Dopo Bucha, ho smesso di cercare prove che fosse la guerra di Putin; sapevo che per noi, da quel momento, sarebbe stata la nostra guerra, la guerra di quelli con il passaporto russo, di quelli che avevano vissuto 30 anni sotto Putin e non lo avevano fermato, quelli che tolleravano la violenza nelle famiglie e nelle scuole. La violenza che ha portato a Bucha, Irpin, Izium. 

Ora vivo sentendo costantemente che la mia identità, la mia lingua, il mio paese sono tossici. Cambierà mai? Ho tentato di cambiare identità ma non posso. È impressa in me ed io me ne vergogno. A volte di più. A volte il dolore si placa un po’. In fondo, un anno è lungo.

La colpa collettiva

È in corso una discussione sulla colpa e la responsabilità collettive. Uno dei miei migliori amici, un ebreo, ad inizio della guerra mi ha detto che non c'è una colpa collettiva. E gli ho creduto. Sto facendo tutto quello che posso per non essere un'osservatrice passiva. Scrivo. Dono. Io (ed i miei parenti ed amici russi all'estero) abbiamo ospitato rifugiati ucraini per brevi e lunghi periodi.
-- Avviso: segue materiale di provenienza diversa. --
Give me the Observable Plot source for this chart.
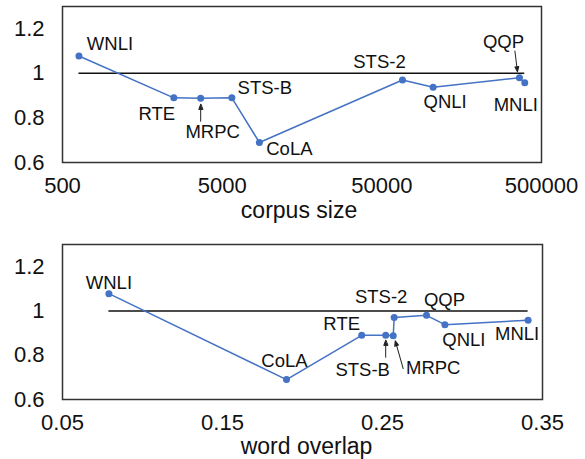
<!DOCTYPE html>
<html><head><meta charset="utf-8">
<script src="https://cdn.jsdelivr.net/npm/d3@7"></script>
<script src="https://cdn.jsdelivr.net/npm/@observablehq/plot@0.6"></script>
<style>
body{margin:0;background:#fff;}
#chart svg{display:block;}
</style></head><body><div id="chart"></div>
<script>
// ---- data ----
const tasks = ["WNLI", "RTE", "MRPC", "STS-B", "CoLA", "STS-2", "QNLI", "QQP", "MNLI"];
const corpusSize = [634, 2490, 3668, 5749, 8551, 67349, 104743, 363846, 392702];
const wordOverlap = [0.079, 0.237, 0.2567, 0.252, 0.19, 0.2573, 0.289, 0.2775, 0.341];
const ratio = [1.078, 0.89, 0.888, 0.89, 0.69, 0.97, 0.938, 0.98, 0.958];
const yTicks = [0.6, 0.8, 1, 1.2];
const corpusTicks = [500, 5000, 50000, 500000];
const overlapTicks = [0.05, 0.15, 0.25, 0.35];
const baselineValue = 1;

// ---- annotation layout (pixel offsets of labels / callout arrows) ----
const corpusLabelOffsets = {WNLI:[31,-12], RTE:[-17,16], MRPC:[12,34], "STS-B":[33,-10], CoLA:[30,7], "STS-2":[-23,-18], QNLI:[12,15], QQP:[-16,-36], MNLI:[-9,22]};
const overlapLabelOffsets = {WNLI:[0,-11], CoLA:[-2,-18], RTE:[-20,-11], "STS-B":[-23,35], MRPC:[40,32], "STS-2":[-13,-20], QQP:[18,-15], QNLI:[19,15], MNLI:[-11,14]};
const corpusArrows = [{task:"MRPC", length:17, rotate:0, dx:0, dy:6}, {task:"QQP", length:21, rotate:173, dx:-2, dy:-6}];
const overlapArrows = [{task:"STS-B", length:17, rotate:0, dx:0, dy:5}, {task:"MRPC", length:29, rotate:344, dx:2, dy:5}];

const rows = tasks.map((t, i) => ({task: t, size: corpusSize[i], overlap: wordOverlap[i], ratio: ratio[i]}));

const blue = "#4472C4";
const font = "'Liberation Sans', Arial, Helvetica, sans-serif";

const arrowShape = {
  draw(context, l, r) {
    const h = r * 1.7, w = r * 0.65;
    context.moveTo(0, 0);
    context.lineTo(0, -l + h * 0.8);
    context.moveTo(0, -l);
    context.lineTo(-w, -l + h);
    context.lineTo(w, -l + h);
    context.closePath();
  }
};

function makeChart({xKey, xScale, xTicks, label, labelDx, labelDy, offsets, arrows, height, marginTop, marginBottom, marginRight}) {
  const sorted = rows.slice().sort((a, b) => a[xKey] - b[xKey]);
  const xmin = d3.min(rows, d => d[xKey]);
  const xmax = d3.max(rows, d => d[xKey]);
  const marks = [
    // x tick labels, positioned through the x scale
    Plot.text(xTicks, {x: d => d, text: d => String(d), frameAnchor: "bottom", lineAnchor: "top", dy: 15, fontSize: 22, fill: "#111"}),
    Plot.axisY(yTicks, {tickSize: 0, tickPadding: 18, label: null, tickFormat: d => String(d), fontSize: 22, fill: "#111"}),
    Plot.ruleY([baselineValue], {x1: () => xmin, x2: () => xmax, stroke: "#111", strokeWidth: 1.5}),
    Plot.line(sorted, {x: xKey, y: "ratio", stroke: blue, strokeWidth: 1.5}),
    Plot.dot(rows, {x: xKey, y: "ratio", r: 3.5, fill: blue, stroke: null}),
    Plot.frame({stroke: "#333", strokeWidth: 1.5}),
    Plot.text([label], {text: d => d, frameAnchor: "bottom", dx: labelDx, dy: labelDy, fontSize: 23, lineAnchor: "middle", fill: "#111"})
  ];
  for (const r of rows) {
    const [dx, dy] = offsets[r.task];
    marks.push(Plot.text([r], {x: xKey, y: "ratio", text: "task", dx, dy, fontSize: 18.5, fill: "#111", lineAnchor: "middle"}));
  }
  for (const a of arrows) {
    const r = rows.find(d => d.task === a.task);
    marks.push(Plot.vector([r], {x: xKey, y: "ratio", length: a.length, rotate: a.rotate, anchor: "end", dx: a.dx, dy: a.dy, shape: arrowShape, r: 3, stroke: "#222", fill: "#222", strokeWidth: 1}));
  }
  return Plot.plot({
    width: 585,
    height,
    marginLeft: 62,
    marginRight,
    marginTop,
    marginBottom,
    style: {fontFamily: font, fontSize: "22px", color: "#111", background: "#fff"},
    x: Object.assign({axis: null}, xScale),
    y: {domain: [0.6, 1.3]},
    marks
  });
}

const topChart = makeChart({
  xKey: "size",
  xScale: {type: "log", domain: [500, 500000]},
  xTicks: corpusTicks,
  label: "corpus size", labelDx: -3, labelDy: 48,
  offsets: corpusLabelOffsets, arrows: corpusArrows,
  height: 230, marginTop: 6, marginBottom: 68, marginRight: 44
});
const bottomChart = makeChart({
  xKey: "overlap",
  xScale: {type: "linear", domain: [0.05, 0.35]},
  xTicks: overlapTicks,
  label: "word overlap", labelDx: 4, labelDy: 47,
  offsets: overlapLabelOffsets, arrows: overlapArrows,
  height: 229, marginTop: 14, marginBottom: 60, marginRight: 43
});
document.getElementById("chart").append(topChart, bottomChart);
</script></body></html>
Ho comprato tre laptop per ragazzi ucraini che ne avevano bisogno per studiare online. Non parlo mai in russo con gli ucraini. Non esprimo la mia opinione quando partono prevenuti, perché comprendo come si sentono. Eppure, affronto molto odio da parte degli ucraini (comprensibile) e da persone di altri Paesi (meno comprensibile). Fino ad ora ho visto solo odio e disprezzo dagli ucraini online (e non discuto mai). Diventa più difficile quando interferisce, ad esempio col lavoro. Cosa devo fare?

Adesso il mio passaporto è una “bandiera rossa”. Già lo so, quando sono in fila alla frontiera europea. Di solito cerco di avvisare quelli dietro di me che mi ci vorrà un po’ per passare la frontiera. L'ultima volta l'agente a Vienna mi ha detto che il mio permesso di soggiorno tedesco era fasullo. “dove l'ha preso?” mi ha chiesto. Io ho sorriso.

Eppure, sono una privilegiata: sono bianca, quindi, tranne quando mostro il passaporto, è difficile capire che sono russa. Ora capisco molto meglio come si sentiva la gente quando è iniziata la cosiddetta “guerra del terrore”.

Quindi si, sono bianca ma non abbastanza bianca. Alcuni ucraini e stranieri dicono “i russi sono razzisti. Ma, d'altra parte, non sono europei, sono asiatici” (e, giuro, su Twitter a volte ci sono persino disegni con i teschi “non europei” dei russi). Voglio dire, è un problema sotto molti aspetti: in primo luogo, perché “asiatico” è peggio che “europeo”, e, poi, come siamo arrivati ad usare di nuovo l’eugenetica?

Non pensate che io stia chiedendo pietà o cercando di promuovere la narrativa russofoba tanto popolare nella propaganda russa. Assolutamente no.

Tanti, attorno a me, tra cui anche ucraini, i miei amici, e quelli che ho incontrato quest'anno, i miei colleghi dell'università di Brema, si tengono in contatto e si sostengono a vicenda. Gli sono intrinsecamente grata, e spero prosegua. Ci sono anche molte persone in Germania e Spagna (le mie due patrie ormai) che mi sostengono e sono premurose, capiscono che la guerra non è stata colpa nostra.

Di chi è la colpa se il regime è una dittatura personalistica? Chiediamo ai popoli dell'Iran, della Cina (dove il partito-stato, sembra, si sta trasformando in autoritarismo personalistico) o della Turchia. È colpa loro? Per me, la risposta è no. Ma possiamo parlarne.

Eppure, io sto ancora male quando mia mamma, una professoressa ultrasettantenne che ha sempre cercato di avvicinare l'università russa all'Occidente, dice: “È come se fossimo dei lebbrosi”. Questo, temo, non cambierà per decenni.